I just read this "news" report about Stanford professors who discovered a pattern in prime numbers: https://www.nature.com/news/peculiar-pattern-found-in-random-prime-numbers-1.19550 According to this report (which is admittedly not the original research paper), it sounds like the claim is merely that consecutive primes share a units digit less often than chance.
My first thought was "why would one expect differently?". If one merely makes a list of "potential primes" (namely any number with at least two digits that ends in 1,3,7,or 9) and then assigns each number an independent probability of being prime, then one would expect the units digits in consecutive primes to be equal slightly less often than chance.
To see what I mean, let's re-cast this as the following problem: Suppose I roll an ordinary 6-sided die many, many times, take 1000 as an example.

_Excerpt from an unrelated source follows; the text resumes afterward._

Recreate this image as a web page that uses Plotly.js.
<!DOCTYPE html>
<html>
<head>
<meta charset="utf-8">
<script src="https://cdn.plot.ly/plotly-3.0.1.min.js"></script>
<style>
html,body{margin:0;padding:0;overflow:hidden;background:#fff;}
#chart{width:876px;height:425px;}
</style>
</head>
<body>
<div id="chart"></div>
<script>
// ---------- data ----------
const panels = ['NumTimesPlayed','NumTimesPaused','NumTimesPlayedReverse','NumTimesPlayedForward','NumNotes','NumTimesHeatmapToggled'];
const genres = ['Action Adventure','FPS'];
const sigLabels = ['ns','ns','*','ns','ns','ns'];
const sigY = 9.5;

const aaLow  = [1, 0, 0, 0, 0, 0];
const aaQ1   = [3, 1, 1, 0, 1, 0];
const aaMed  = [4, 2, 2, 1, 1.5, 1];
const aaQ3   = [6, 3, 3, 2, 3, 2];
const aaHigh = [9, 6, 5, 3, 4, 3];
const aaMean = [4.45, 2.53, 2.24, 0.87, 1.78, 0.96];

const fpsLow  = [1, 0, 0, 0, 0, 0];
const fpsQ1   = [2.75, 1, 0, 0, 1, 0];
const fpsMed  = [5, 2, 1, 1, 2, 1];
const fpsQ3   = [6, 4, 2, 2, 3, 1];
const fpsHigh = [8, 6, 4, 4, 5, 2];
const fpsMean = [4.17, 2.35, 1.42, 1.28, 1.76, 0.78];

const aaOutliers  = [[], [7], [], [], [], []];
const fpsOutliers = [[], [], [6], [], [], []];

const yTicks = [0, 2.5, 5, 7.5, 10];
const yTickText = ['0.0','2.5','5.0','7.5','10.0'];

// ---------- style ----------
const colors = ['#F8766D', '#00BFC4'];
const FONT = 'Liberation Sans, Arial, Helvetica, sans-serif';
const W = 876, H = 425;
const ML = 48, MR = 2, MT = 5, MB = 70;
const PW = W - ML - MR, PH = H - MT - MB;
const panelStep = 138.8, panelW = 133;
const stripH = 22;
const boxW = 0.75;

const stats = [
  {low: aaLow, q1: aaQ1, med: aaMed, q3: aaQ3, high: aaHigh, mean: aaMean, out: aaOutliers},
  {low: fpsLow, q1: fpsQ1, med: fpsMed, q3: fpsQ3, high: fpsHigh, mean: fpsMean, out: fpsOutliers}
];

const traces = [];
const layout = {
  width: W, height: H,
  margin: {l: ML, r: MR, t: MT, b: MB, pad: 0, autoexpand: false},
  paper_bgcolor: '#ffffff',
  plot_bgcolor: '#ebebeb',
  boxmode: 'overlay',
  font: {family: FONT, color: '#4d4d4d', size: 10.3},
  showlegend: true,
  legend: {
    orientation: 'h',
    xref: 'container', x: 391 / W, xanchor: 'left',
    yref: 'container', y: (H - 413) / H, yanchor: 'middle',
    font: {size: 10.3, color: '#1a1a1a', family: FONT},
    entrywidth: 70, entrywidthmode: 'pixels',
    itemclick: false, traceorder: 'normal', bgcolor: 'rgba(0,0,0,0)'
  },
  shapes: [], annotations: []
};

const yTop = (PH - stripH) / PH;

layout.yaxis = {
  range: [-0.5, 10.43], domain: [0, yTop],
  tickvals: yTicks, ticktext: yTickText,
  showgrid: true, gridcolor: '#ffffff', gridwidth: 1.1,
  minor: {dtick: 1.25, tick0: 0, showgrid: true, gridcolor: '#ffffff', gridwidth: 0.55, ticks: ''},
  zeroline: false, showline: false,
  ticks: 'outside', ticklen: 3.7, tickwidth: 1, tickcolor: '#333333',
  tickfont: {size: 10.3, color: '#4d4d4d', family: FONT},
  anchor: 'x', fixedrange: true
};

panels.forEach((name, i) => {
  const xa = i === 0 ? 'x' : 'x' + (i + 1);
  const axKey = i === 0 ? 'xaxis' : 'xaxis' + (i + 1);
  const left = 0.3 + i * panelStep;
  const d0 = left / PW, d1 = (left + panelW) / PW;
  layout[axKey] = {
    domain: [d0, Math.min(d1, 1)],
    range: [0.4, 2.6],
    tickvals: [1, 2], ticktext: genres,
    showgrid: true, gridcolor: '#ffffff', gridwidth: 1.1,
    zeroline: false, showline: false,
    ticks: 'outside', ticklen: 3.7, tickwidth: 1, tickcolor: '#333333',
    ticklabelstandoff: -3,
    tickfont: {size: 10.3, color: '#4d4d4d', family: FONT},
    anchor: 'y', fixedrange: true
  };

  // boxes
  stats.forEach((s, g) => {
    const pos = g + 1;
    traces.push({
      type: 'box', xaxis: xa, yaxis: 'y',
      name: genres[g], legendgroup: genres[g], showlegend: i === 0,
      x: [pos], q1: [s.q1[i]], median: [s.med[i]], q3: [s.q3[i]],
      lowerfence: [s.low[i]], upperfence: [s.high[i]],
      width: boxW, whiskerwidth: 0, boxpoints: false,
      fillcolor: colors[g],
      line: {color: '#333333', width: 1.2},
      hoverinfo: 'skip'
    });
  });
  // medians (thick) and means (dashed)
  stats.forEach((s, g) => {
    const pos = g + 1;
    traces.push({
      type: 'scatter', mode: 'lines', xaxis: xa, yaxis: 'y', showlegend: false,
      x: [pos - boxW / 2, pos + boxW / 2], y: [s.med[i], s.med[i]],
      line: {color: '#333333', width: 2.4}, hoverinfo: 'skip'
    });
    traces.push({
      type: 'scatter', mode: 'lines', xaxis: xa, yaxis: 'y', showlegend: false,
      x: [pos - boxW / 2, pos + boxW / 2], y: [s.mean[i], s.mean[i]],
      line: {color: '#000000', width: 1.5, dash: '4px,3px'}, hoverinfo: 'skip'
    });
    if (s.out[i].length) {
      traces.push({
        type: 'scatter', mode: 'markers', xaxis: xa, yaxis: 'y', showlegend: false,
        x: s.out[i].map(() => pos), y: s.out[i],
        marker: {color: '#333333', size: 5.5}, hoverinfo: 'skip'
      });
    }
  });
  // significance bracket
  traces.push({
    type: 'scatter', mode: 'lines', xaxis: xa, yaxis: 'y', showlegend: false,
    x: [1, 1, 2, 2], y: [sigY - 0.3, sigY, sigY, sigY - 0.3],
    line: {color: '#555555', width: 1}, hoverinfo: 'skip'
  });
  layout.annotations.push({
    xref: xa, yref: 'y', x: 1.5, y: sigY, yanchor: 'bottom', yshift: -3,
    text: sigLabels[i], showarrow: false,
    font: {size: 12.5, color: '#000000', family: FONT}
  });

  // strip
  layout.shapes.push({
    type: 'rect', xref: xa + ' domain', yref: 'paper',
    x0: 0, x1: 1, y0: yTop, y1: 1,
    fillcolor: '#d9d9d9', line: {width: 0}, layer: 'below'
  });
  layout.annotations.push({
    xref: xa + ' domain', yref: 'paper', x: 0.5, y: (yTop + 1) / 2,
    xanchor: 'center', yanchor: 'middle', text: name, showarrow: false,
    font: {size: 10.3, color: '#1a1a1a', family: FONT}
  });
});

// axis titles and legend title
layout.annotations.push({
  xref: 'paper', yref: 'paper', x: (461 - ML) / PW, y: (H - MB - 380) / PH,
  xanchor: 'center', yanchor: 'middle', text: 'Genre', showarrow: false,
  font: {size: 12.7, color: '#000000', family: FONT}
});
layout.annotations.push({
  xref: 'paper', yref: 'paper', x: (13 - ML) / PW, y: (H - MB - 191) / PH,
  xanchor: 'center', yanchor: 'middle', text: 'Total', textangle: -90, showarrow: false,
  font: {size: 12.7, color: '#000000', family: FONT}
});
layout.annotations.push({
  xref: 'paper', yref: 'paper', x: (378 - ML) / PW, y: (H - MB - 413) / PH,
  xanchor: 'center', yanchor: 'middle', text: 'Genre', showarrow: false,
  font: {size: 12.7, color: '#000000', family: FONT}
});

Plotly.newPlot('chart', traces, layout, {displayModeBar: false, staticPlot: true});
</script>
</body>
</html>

I number the rolls 1-1000 in a list, and I put a check mark next to every time the number "1" comes up on the die. The probability that the numbers next to a pair of consecutive check marks have the same units digit will be less than 1/10. Why you ask? Because, the number of "failures" (rolls that are NOT a "1") follows a geometric distribution, which is monotone decreasing. Therefore, the probabilities that, after rolling a 1, it will take 1,2,3,...9 additional rolls to roll the next "1" are each greater than the probability it will take 10 rolls. Similarly, the probabilities that it will take any of 11-19 rolls are each greater than the probability it will take 20 rolls, and so on. So the probability of taking exactly 10, 20, 30,... etc. rolls is less than 1/10. In fact, it's less than 0.04.
Of course, the probability a number N is prime decreases as N increases. However, the above argument is independent of the probability, as long as the probabilities of success on successive trials don't change much. But since this probability is proportional to 1/ln(N), which varies very slowly indeed, this should be true.
However, what I think is going on here is that one only expects a significant bias when the average gap between primes is less than or about 10. In fact, for lists of small primes (e.g. primes less than 400), I've checked some cases and the above argument (using the observed fraction of potential primes in that range that ARE prime, as if it's uniform) predicts the chance of sharing units digits remarkably well. Above about 22,000, the average gap is longer than 10 but they looked at the first billion primes. Of them, such a small fraction are less than 22,000 that the bias should be negligible at that point. Yet they still see biases of more than a few percent.
So, I'm suspecting that the authors of the original paper are actually making the claim that the bias decays substantially slower than predicted by the geometric series argument, for some rigorous definition of "substantially slower", and this subtlety was lost in the general-audience reporting. I don't know enough number theory to understand what that might be, but does anyone here understand what they are actually claiming?